Die teilweise vorhandenen Belastungen einer Maßnahme für den Verfolgten lassen die Maßnahme auch nicht als sanktionsähnlich erscheinen; andernfalls verstießen sie gegen den in Artikel 6 Absatz 2 EMRK kodifizierten Grundsatz der Unschuldsvermutung. Die Vollstreckung einer auf die Sanktion anrechenbaren Untersuchungshaft soll vielmehr zur Stärkung des Rechts auf Freiheit und der Unschuldsvermutung vermieden werden (siehe Erwägungsgrund 4 Rahmenbeschluss Überwachungsanordnung). In ähnlicher Weise wird auch in der Begründung des Gesetzesentwurfs, BR-Drucksache 125/15 (PDF) , S. 32 Absatz 3 ausgeführt:
"Der Rb Überwachungsanordnung trifft Regelungen für das Erkenntnisverfahren und der Rb Bewährungsüberwachung schafft Regelungen für das Vollstreckungsverfahren."
Daher liegen auch den Überwachungsmaßnahmen nicht im Sinne deutscher juristischer Terminologie "rechtskräftige" Entscheidungen zugrunde (vgl. Begründung S. 46 und die Hinweise in der Begründung S. 56 und 72 zu "enforceable" der englischen Fassung des Rahmenbeschlusses, was eher mit "vollstreckbar" als mit "rechtskräftig" zu übersetzen sein dürfte). Nach Artikel 1 des Rahmenbeschlusses soll die Anerkennung einer "als Alternative zur Untersuchungshaft erlassene Entscheidung über Überwachungsmaßnahmen" grenzüberschreitend anerkannt werden.
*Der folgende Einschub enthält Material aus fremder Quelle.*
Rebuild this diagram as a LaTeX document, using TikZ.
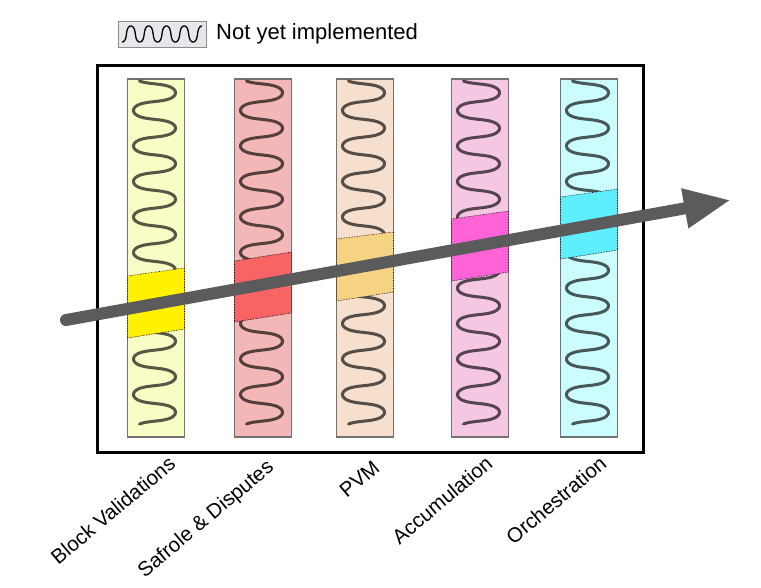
\documentclass[tikz,border=0pt]{standalone}
\usepackage{fontspec}
\setmainfont{Liberation Sans}
\usetikzlibrary{arrows.meta}
\definecolor{yelLite}{HTML}{F8FCC5}
\definecolor{redLite}{HTML}{F2B7B6}
\definecolor{peaLite}{HTML}{F6DFCD}
\definecolor{pnkLite}{HTML}{F6C7E2}
\definecolor{cyaLite}{HTML}{CBFDFE}
\definecolor{yelBand}{HTML}{FFF200}
\definecolor{redBand}{HTML}{F86464}
\definecolor{peaBand}{HTML}{F6D383}
\definecolor{pnkBand}{HTML}{FF63D6}
\definecolor{cyaBand}{HTML}{5EEEFE}
\definecolor{arrowGray}{HTML}{5B5B5B}
\definecolor{legendFill}{HTML}{E6E6EB}
\begin{document}
\begin{tikzpicture}[x=1pt,y=-1pt,
  colbox/.style={draw=black!55, line width=1.2pt, minimum width=57pt,
    minimum height=358pt, inner sep=0pt},
  spring/.style={draw=black, draw opacity=0.65, line width=3pt, line cap=round},
  band/.style={draw=black, densely dotted, line width=0.6pt},
  lbl/.style={rotate=40, anchor=base east, inner sep=0pt,
    font=\fontsize{20.5}{20.5}\selectfont},
]
\useasboundingbox (0,0) rectangle (761,587);

% legend
\node[draw=black!45, fill=legendFill, line width=1pt, minimum width=88pt,
  minimum height=26pt, inner sep=0pt] (legbox) at (162,34) {};
\draw[line width=1.3pt] plot[domain=-1.5708:26.7035, samples=240, variable=\t]
  ({122 + 2.8294*(\t + 1.5708 - 0.3*sin((2*\t) r))}, {34 - 8*sin(\t r)});
\node[anchor=west, inner sep=0pt, font=\fontsize{22}{22}\selectfont]
  (legtext) at (216,34) {Not yet implemented};

% outer frame
\draw[line width=3pt] (97,65.5) rectangle (643.5,452);

% columns
\node[colbox, fill=yelLite] (c1) at (156,258) {};
\node[colbox, fill=redLite] (c2) at (263,258) {};
\node[colbox, fill=peaLite] (c3) at (365,258) {};
\node[colbox, fill=pnkLite] (c4) at (480,258) {};
\node[colbox, fill=cyaLite] (c5) at (589,258) {};

% coiled springs inside the columns
\foreach \cx in {156,263,365,480,589}{
  \draw[spring] plot[domain=-0.8:60.49, samples=600, variable=\t]
    ({\cx - 1.5 + 21*sin(\t r)},
     {81 + 5.652*(\t + 0.8 - 0.3*sin((2*\t) r) - 0.2999)});
}

% highlighted bands
\foreach \cx/\a/\b/\c/\d/\col in {
    156/276/268/338/329/yelBand,
    263/261/252/322/313/redBand,
    365/239/232/301/292/peaBand,
    480/219/211/281/272/pnkBand,
    589/197/189/259/250/cyaBand}{
  \filldraw[band, fill=\col] (\cx-28.5,\a) -- (\cx+28.5,\b) --
    (\cx+28.5,\d) -- (\cx-28.5,\c) -- cycle;
}

% progress arrow
\coordinate (start) at (66,320);
\coordinate (tip) at (731,200);
\draw[arrowGray, line width=12pt, line cap=round,
  -{Triangle[length=47pt,width=37pt]}] (start) -- (tip);

% column labels
\node[lbl] (l1) at (177,466) {Block Validations};
\node[lbl] (l2) at (275,469) {Safrole \& Disputes};
\node[lbl] (l3) at (381,470) {PVM};
\node[lbl] (l4) at (494,466) {Accumulation};
\node[lbl] (l5) at (608,466) {Orchestration};
\end{tikzpicture}
\end{document}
Aus Sicht des deutschen Rechts betrifft dies die Fälle, in denen ein Untersuchungshaftbefehl gemäß §§ 116, 116a StPO außer Vollzug gesetzt worden ist. Bei einem Untersuchungshaftbefehl handelt es sich jedoch gerade nicht um eine Entscheidung, die in Rechtskraft erwächst, sondern sie ist jederzeit, sofern die Voraussetzungen für ihren Erlass nicht mehr gegeben sind, von Amts wegen oder auf Antrag aufzuheben. Im Text des Gesetzentwurfs ist daher auch zutreffend von einer "vollstreckbaren" ausländischen Entscheidung die Rede (§ 90q Absatz 1 IRG-E).
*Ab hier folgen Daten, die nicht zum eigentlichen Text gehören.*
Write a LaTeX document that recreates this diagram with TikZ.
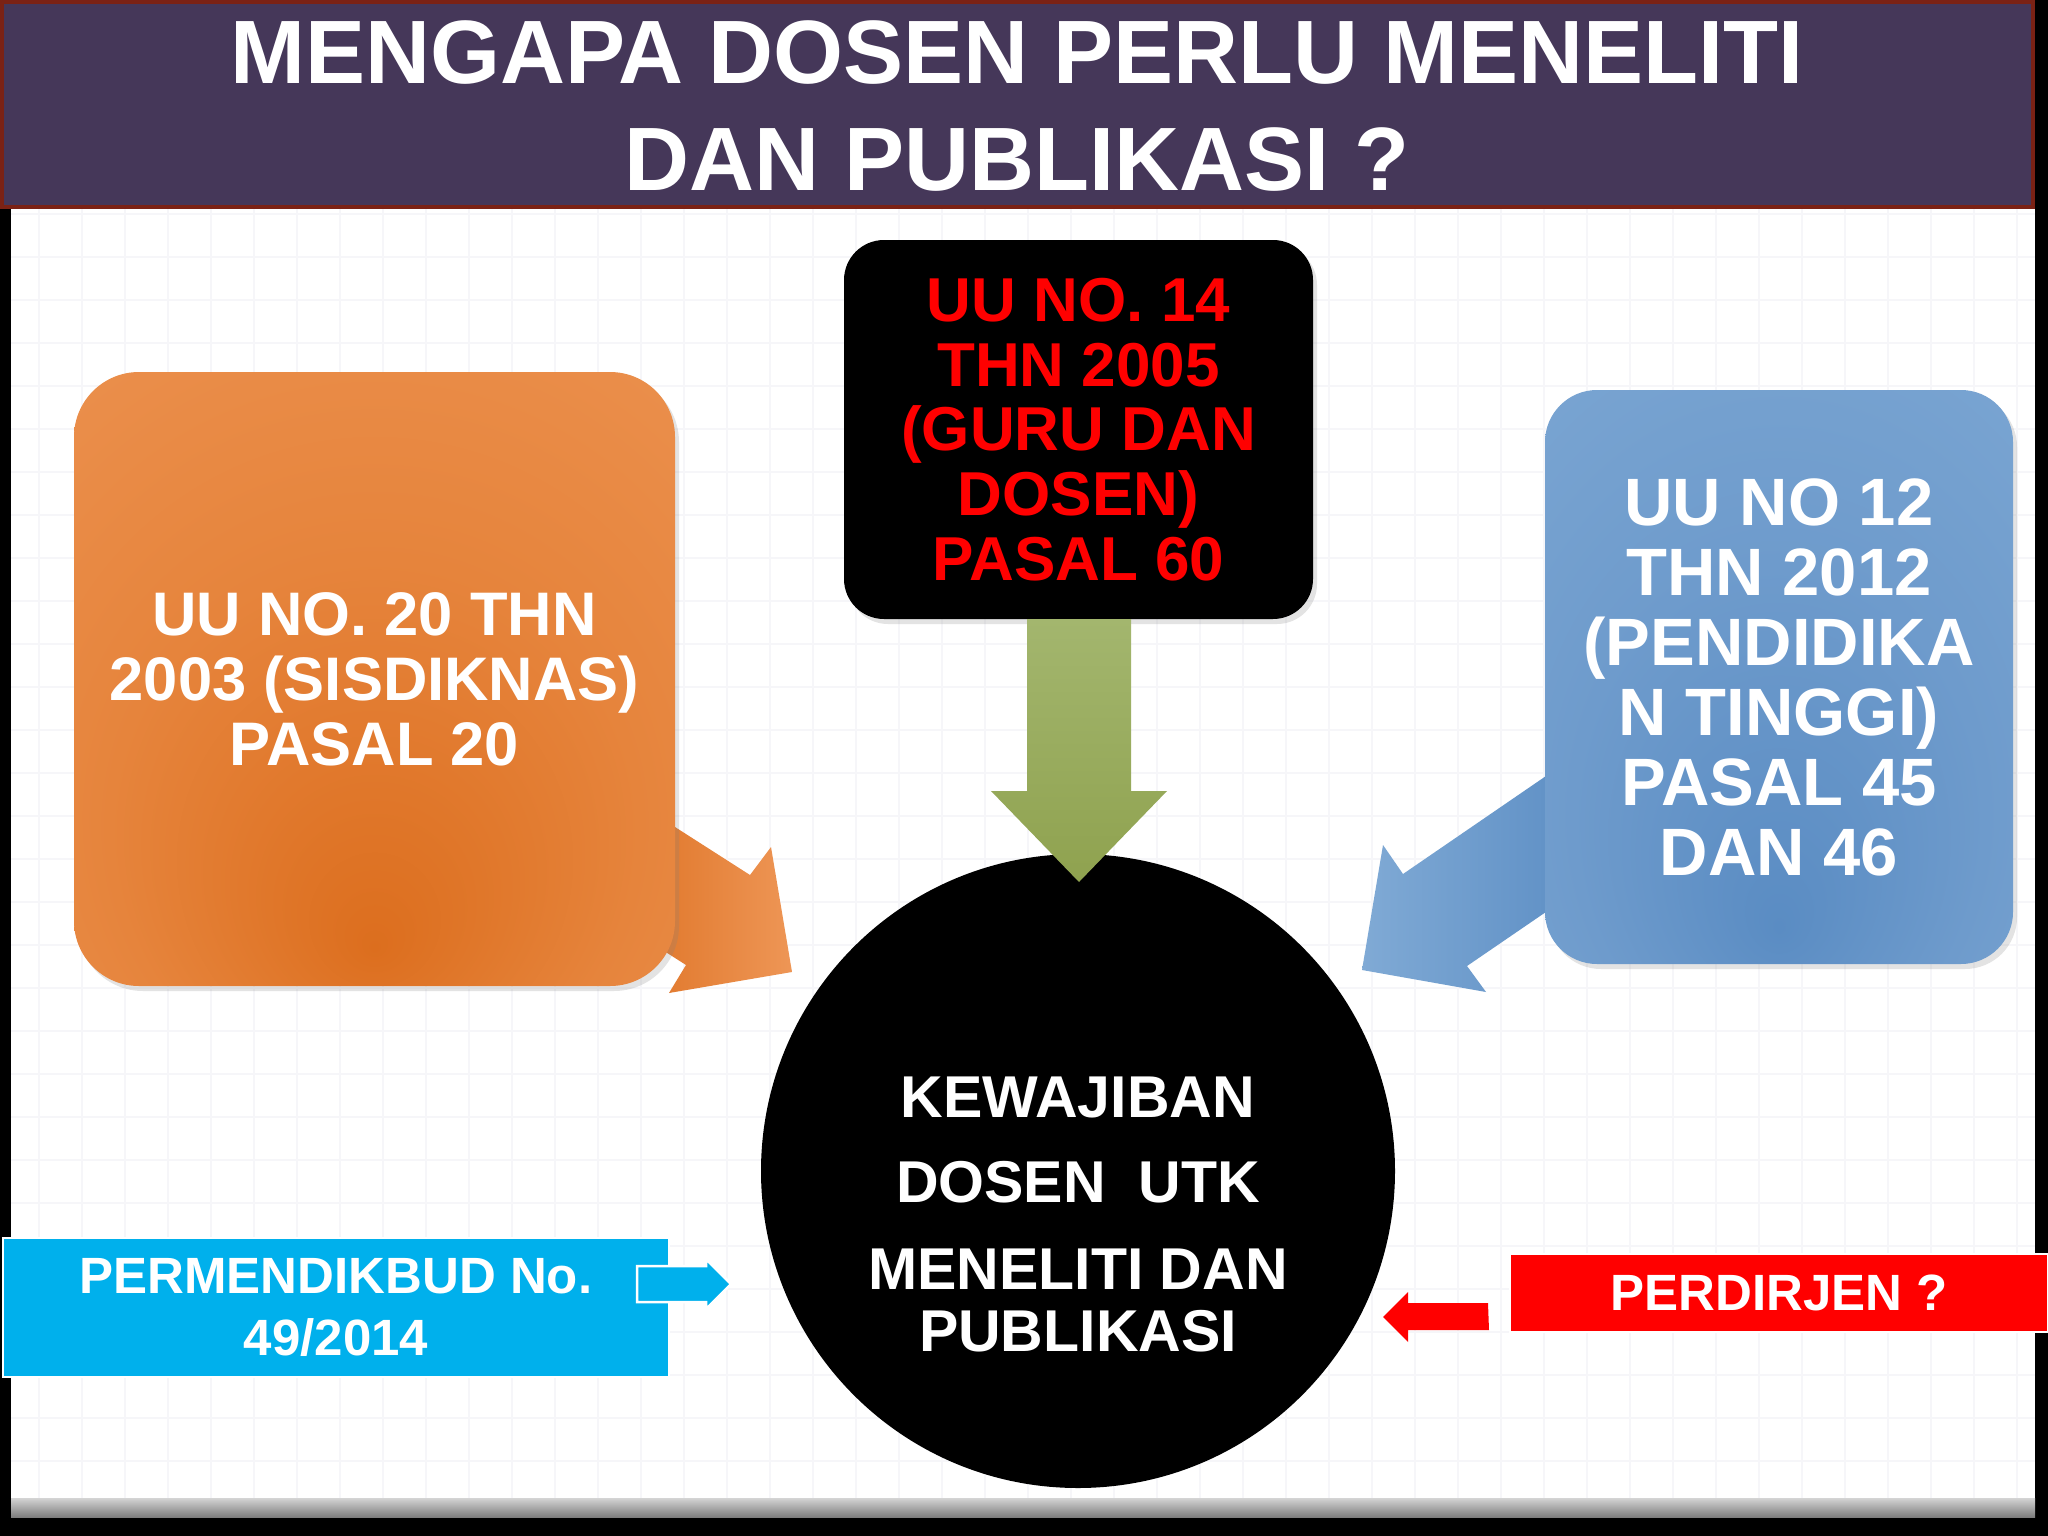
\documentclass[tikz,border=0pt]{standalone}
\usepackage{fontspec}
\setmainfont{Liberation Sans}
\usetikzlibrary{calc,shadows}
\definecolor{titlebg}{HTML}{453759}
\definecolor{titleborder}{HTML}{7B2215}
\definecolor{orL}{HTML}{EE9656}
\definecolor{orM}{HTML}{E6843C}
\definecolor{orD}{HTML}{DC6E1E}
\definecolor{blL}{HTML}{80AAD5}
\definecolor{blM}{HTML}{6E9BCC}
\definecolor{blD}{HTML}{5A8CC3}
\definecolor{grL}{HTML}{A3B66E}
\definecolor{grD}{HTML}{8FA24F}
\definecolor{cyanbox}{HTML}{00B0EC}
\definecolor{gridc}{HTML}{F6F6F9}
\definecolor{pageL}{HTML}{D4D4D4}
\definecolor{pageD}{HTML}{7E7E7E}
\definecolor{uured}{HTML}{FF0000}
\pgfdeclareradialshading{orshade}{\pgfpoint{0bp}{-22bp}}{color(0bp)=(orD); color(22bp)=(orM); color(50bp)=(orL)}
\pgfdeclareradialshading{blshade}{\pgfpoint{0bp}{-22bp}}{color(0bp)=(blD); color(22bp)=(blM); color(50bp)=(blL)}
\pgfdeclarelayer{page}
\pgfdeclarelayer{behind}
\pgfsetlayers{page,behind,main}
\begin{document}
\begin{tikzpicture}[x=1pt,y=-1pt,
  lawbox/.style={inner sep=0pt,align=center,text=white,
    drop shadow={opacity=0.22,shadow xshift=4pt,shadow yshift=-5pt}},
  lbl/.style={inner sep=0pt,align=center,text=white},
  flatbox/.style={inner sep=0pt,align=center,text=white,draw=white,line width=2},
  fnt/.style 2 args={font=\bfseries\fontsize{#1}{#2}\selectfont}]
\useasboundingbox (0,0) rectangle (2048,1536);
\begin{pgfonlayer}{page}
  \fill[black] (0,0) rectangle (2048,1536);
  \fill[white] (11,200) rectangle (2035,1498);
  \foreach \gx in {39,82,...,2034} \draw[gridc,line width=1.2] (\gx,209) -- (\gx,1498);
  \foreach \gy in {214,257,...,1497} \draw[gridc,line width=1.2] (11,\gy) -- (2035,\gy);
  \shade[top color=pageL,bottom color=pageD] (11,1498) rectangle (2035,1517);
\end{pgfonlayer}

% title
\node[draw=titleborder,line width=4,fill=titlebg,minimum width=2031,minimum height=205,inner sep=0] (titlebar) at (1017.5,104.5) {};
\node[lbl,fnt={90}{107}] (title) at (1017,106) {MENGAPA DOSEN PERLU MENELITI\\DAN PUBLIKASI ?};

% law boxes
\node[lawbox,shading=orshade,minimum width=601,minimum height=614,rounded corners=65,fnt={61.5}{65}] (uu20) at (374.5,679) {UU NO. 20 THN\\2003 (SISDIKNAS)\\PASAL 20};
\node[lawbox,fill=black,text=uured,minimum width=469,minimum height=379,rounded corners=40,fnt={62}{64.75}] (uu14) at (1078.5,429.5) {UU NO. 14\\THN 2005\\(GURU DAN\\DOSEN)\\PASAL 60};
\node[lawbox,shading=blshade,minimum width=468,minimum height=574,rounded corners=52,fnt={67}{70}] (uu12) at (1779,677) {UU NO 12\\THN 2012\\(PENDIDIKA\\N TINGGI)\\PASAL 45\\DAN 46};

% centre circle
\node[circle,fill=black,minimum size=634,inner sep=0] (kew) at (1078,1171) {};
\node[lbl,fnt={59}{62}] (kewtext) at (1078,1214) {KEWAJIBAN\\[23pt]DOSEN\ \ UTK\\[25pt]MENELITI DAN\\PUBLIKASI};

% bottom boxes
\node[flatbox,fill=cyanbox,minimum width=666,minimum height=139,fnt={51}{62}] (perm) at (336,1307.5) {PERMENDIKBUD No.\\49/2014};
\node[flatbox,fill=uured,minimum width=538,minimum height=78,fnt={51}{60}] (perd) at (1779,1293) {PERDIRJEN ?};

% block arrows behind the side boxes
\begin{pgfonlayer}{behind}
  \path[left color=orD,right color=orL] (600,779) -- (750,875) -- (771,847) -- (792,972) -- (669,993) -- (686,965) -- (611,917) -- cycle;
  \path[left color=blL,right color=blD] (1600,739) -- (1403,874) -- (1383,845) -- (1362,970) -- (1486,992) -- (1467,966) -- (1600,875) -- cycle;
\end{pgfonlayer}

% green arrow from the black box to the circle
\path[top color=grL,bottom color=grD] (uu14.south -| 1027,0) -- (1027,791) -- (991,791) -- (1079,882) -- (1167,791) -- (1131,791) -- (uu14.south -| 1131,0) -- cycle;

% small arrows
\path[fill=cyanbox,draw=white,line width=2.5] (637,1266) -- (706,1266) -- (706,1259) -- (731,1284) -- (706,1309) -- (706,1302) -- (637,1302) -- cycle;
\fill[uured] (perd.west |- 0,1303) ++(-21,0) -- (1408,1303) -- (1408,1292) -- (1383,1317) -- (1408,1342) -- (1408,1330) -- (1489,1330) -- cycle;
\end{tikzpicture}
\end{document}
Auch die Entstehungsgeschichte des Rahmenbeschlusses weist daraufhin, dass der europäische Gesetzgeber hier kein weiteres Instrument der Vollstreckungshilfe schaffen wollte. Der Rahmenbeschluss Überwachungsanordnung geht auf einen am 29. August 2006 vorgelegten Vorschlag der Kommission für einen "Rahmenbeschluss über eine Europäische Überwachungsanordnung in Ermittlungsverfahren in der Europäischen Union" zurück, dessen Ziel die Vermeidung unnötiger Untersuchungshaft von Personen mit Wohnsitz in einem Mitgliedstaat, die einer Straftat verdächtig sind, ist.
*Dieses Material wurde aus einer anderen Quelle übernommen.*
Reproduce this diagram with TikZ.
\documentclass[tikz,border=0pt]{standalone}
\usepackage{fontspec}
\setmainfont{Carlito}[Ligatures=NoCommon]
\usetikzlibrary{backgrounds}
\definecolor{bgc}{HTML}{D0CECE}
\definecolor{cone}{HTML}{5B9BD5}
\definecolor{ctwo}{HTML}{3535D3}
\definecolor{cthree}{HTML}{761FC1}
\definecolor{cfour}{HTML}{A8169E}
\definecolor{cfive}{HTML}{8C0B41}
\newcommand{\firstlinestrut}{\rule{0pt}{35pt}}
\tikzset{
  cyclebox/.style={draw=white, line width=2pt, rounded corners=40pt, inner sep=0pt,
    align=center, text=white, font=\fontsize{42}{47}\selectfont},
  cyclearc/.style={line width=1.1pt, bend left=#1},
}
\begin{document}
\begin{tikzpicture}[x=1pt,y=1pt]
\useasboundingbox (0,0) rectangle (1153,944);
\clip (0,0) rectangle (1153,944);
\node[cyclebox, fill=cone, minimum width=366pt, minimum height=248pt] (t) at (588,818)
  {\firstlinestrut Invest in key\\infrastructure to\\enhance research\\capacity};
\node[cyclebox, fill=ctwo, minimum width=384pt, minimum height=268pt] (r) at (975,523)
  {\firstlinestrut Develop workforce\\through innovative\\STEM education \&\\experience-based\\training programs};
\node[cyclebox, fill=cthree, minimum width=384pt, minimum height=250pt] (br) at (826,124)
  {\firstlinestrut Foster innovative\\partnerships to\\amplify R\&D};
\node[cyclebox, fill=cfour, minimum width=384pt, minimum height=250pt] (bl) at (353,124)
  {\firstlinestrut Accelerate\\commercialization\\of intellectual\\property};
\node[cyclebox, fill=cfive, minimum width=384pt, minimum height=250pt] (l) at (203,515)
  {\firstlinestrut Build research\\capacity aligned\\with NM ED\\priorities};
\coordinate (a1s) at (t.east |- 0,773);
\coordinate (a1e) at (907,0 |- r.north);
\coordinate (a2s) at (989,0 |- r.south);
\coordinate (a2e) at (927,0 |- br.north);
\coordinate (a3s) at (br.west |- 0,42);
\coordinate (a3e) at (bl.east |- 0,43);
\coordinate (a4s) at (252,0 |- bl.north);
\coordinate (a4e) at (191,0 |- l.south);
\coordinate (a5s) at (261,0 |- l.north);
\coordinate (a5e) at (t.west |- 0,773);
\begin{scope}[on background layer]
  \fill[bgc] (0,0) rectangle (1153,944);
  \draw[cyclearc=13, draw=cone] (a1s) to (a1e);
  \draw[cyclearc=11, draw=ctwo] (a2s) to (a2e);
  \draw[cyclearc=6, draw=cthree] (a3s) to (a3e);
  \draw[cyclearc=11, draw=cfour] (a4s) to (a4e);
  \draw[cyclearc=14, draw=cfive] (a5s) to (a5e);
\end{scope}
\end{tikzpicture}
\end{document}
Die Sicherung des Verfahrens durch Erlass und Vollstreckung von Untersuchungshaftbefehlen wird im zwischenstaatlichen Bereich durch das Instrument der Auslieferung zur Strafverfolgung gewährleistet. Die nach dem Rahmenbeschluss vorgesehenen Maßnahmen - zum Zweck der Vermeidung von Auslieferungen - sind daher als verhältnismäßig milderer Eingriff in engem Zusammenhang mit dem Auslieferungsrecht zu sehen. Der enge sachliche Zusammenhang mit dem Auslieferungsrecht wird auch daran deutlich, dass bei der Bewilligung von Überwachungsmaßnahmen die Auslieferungsfrage stets inzident zu prüfen ist (§ 90r Nummer 2 IRG-E). Auch aus der Sicht des ersuchenden Staates stellt sich eine Überwachungsanordnung als Alternative zu einem Auslieferungsersuchen dar, wenn sich der Verfolgte noch nicht im Anordnungsstaat befindet.
Aus diesen Gründen sollte eine systematische Einordnung der Vorschriften zum Rahmenbeschluss Überwachungsanordnung in Abschnitt 5 des Achten Teils des IRG (Auslieferungs- und Durchlieferungsverkehr mit Mitgliedstaaten der Europäischen Union) erfolgen. Mit Ausnahme der Überschrift des Achten Teils bedarf es hierfür keiner weiteren systematischen Änderungen der in Abschnitt 1 enthaltenen Allgemeinen Regeln, weil sich diese nach ihrem Wortlaut nur auf Auslieferungs- und Durchlieferungsersuchen beziehen.